Archive for the 'Performance Prediction' Category

Query Performance Prediction

Friday, April 23rd, 2010, posted by Djoerd Hiemstra

Evaluation Contrasted with Effectiveness

by Claudia Hauff, Leif Azzopardi, Djoerd Hiemstra, and Franciska de Jong

Query performance predictors are commonly evaluated by reporting correlation coefficients to denote how well the methods perform at predicting the retrieval performance of a set of queries. Despite the amount of research dedicated to this area, one aspect remains neglected: how strong does the correlation need to be in order to realize an improvement in retrieval effectiveness in an operational setting? We address this issue in the context of two settings: Selective Query Expansion and Meta-Search. In an empirical study, we control the quality of a predictor in order to examine how the strength of the correlation achieved, affects the effectiveness of an adaptive retrieval system. The results of this study show that many existing predictors fail to achieve a correlation strong enough to reliably improve the retrieval effectiveness in the Selective Query Expansion as well as the Meta-Search setting.

[download pdf]

A Case for Automatic System Evaluation

Friday, April 16th, 2010, posted by Djoerd Hiemstra

by Claudia Hauff, Djoerd Hiemstra, Leif Azzopardi, and Franciska de Jong

Ranking a set retrieval systems according to their retrieval effectiveness without relying on relevance judgments was first explored by Soboroff et al. (Soboroff, I., Nicholas, C., Cahan, P. Ranking retrieval systems without relevance judgments. In: SIGIR 2001, pp. 66-73) Over the years, a number of alternative approaches have been proposed, all of which have been evaluated on early TREC test collections. In this work, we perform a wider analysis of system ranking estimation methods on sixteen TREC data sets which cover more tasks and corpora than previously. Our analysis reveals that the performance of system ranking estimation approaches varies across topics. This observation motivates the hypothesis that the performance of such methods can be improved by selecting the “right” subset of topics from a topic set. We show that using topic subsets improves the performance of automatic system ranking methods by 26% on average, with a maximum of 60%. We also observe that the commonly experienced problem of underestimating the performance of the best systems is data set dependent and not inherent to system ranking estimation. These findings support the case for automatic system evaluation and motivate further research.

[download pdf]

Claudia Hauff defends PhD thesis on performance prediction

Monday, February 1st, 2010, posted by Djoerd Hiemstra

Predicting the Effectiveness of Queries and Retrieval Systems

by Claudia Hauff

The thesis considers users’ attempts to express their information needs through queries, or search requests and tries to predict whether those requests will be of high or low quality. Intuitively, a query’s quality is determined by the outcome of the query, that is, whether the retrieved search results meet the user’s expectations. The second type of prediction methods under investigation are those which attempt to predict the quality of search systems themselves. Given a number of search systems to consider, these methods estimate how well or how poorly the systems will perform in comparison to each other.

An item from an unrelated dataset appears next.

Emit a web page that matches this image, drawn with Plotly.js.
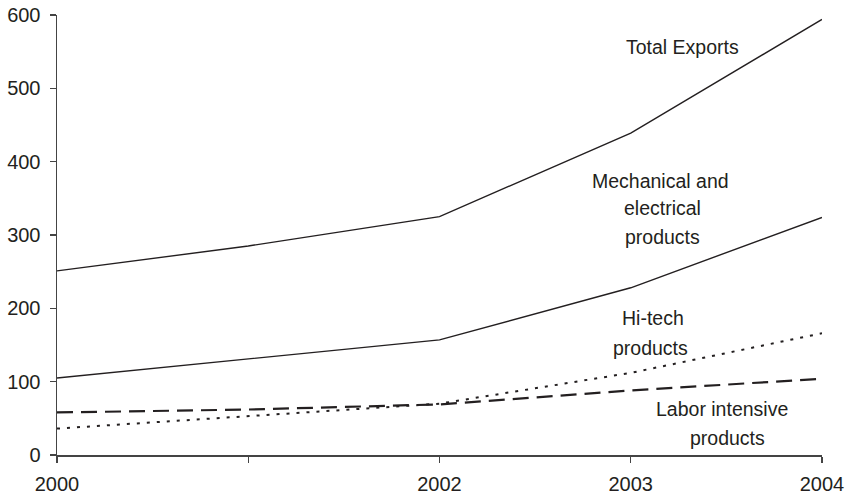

The motivation for this research effort stems primarily from the enormous benefits originating from successfully predicting the quality of a query or a system. Accurate predictions enable the employment of adaptive retrieval components which would have a considerable positive effect on the user experience. Furthermore, if we would achieve sufficiently accurate predictions of the quality of retrieval systems, the cost of evaluation would be significantly reduced.

In a first step, pre-retrieval predictors are investigated, which predict a query’s effectiveness before the retrieval step and are thus independent of the ranked list of results. Such predictors base their predictions solely on query terms, collection statistics and possibly external sources such as WordNet or Wikipedia. A total of twenty-two prediction algorithms are categorized and their quality is assessed on three different TREC test collections, including two large Web collections. A number of newly applied methods for combining various predictors are examined to obtain a better prediction of a query’s effectiveness. In order to adequately and appropriately compare such techniques the current evaluation methodology is critically examined. It is shown that the standard evaluation measure, namely the linear correlation coefficient, can provide a misleading indication of performance. To address this issue, the current evaluation methodology is extended to include cross validation and statistical testing to determine significant differences.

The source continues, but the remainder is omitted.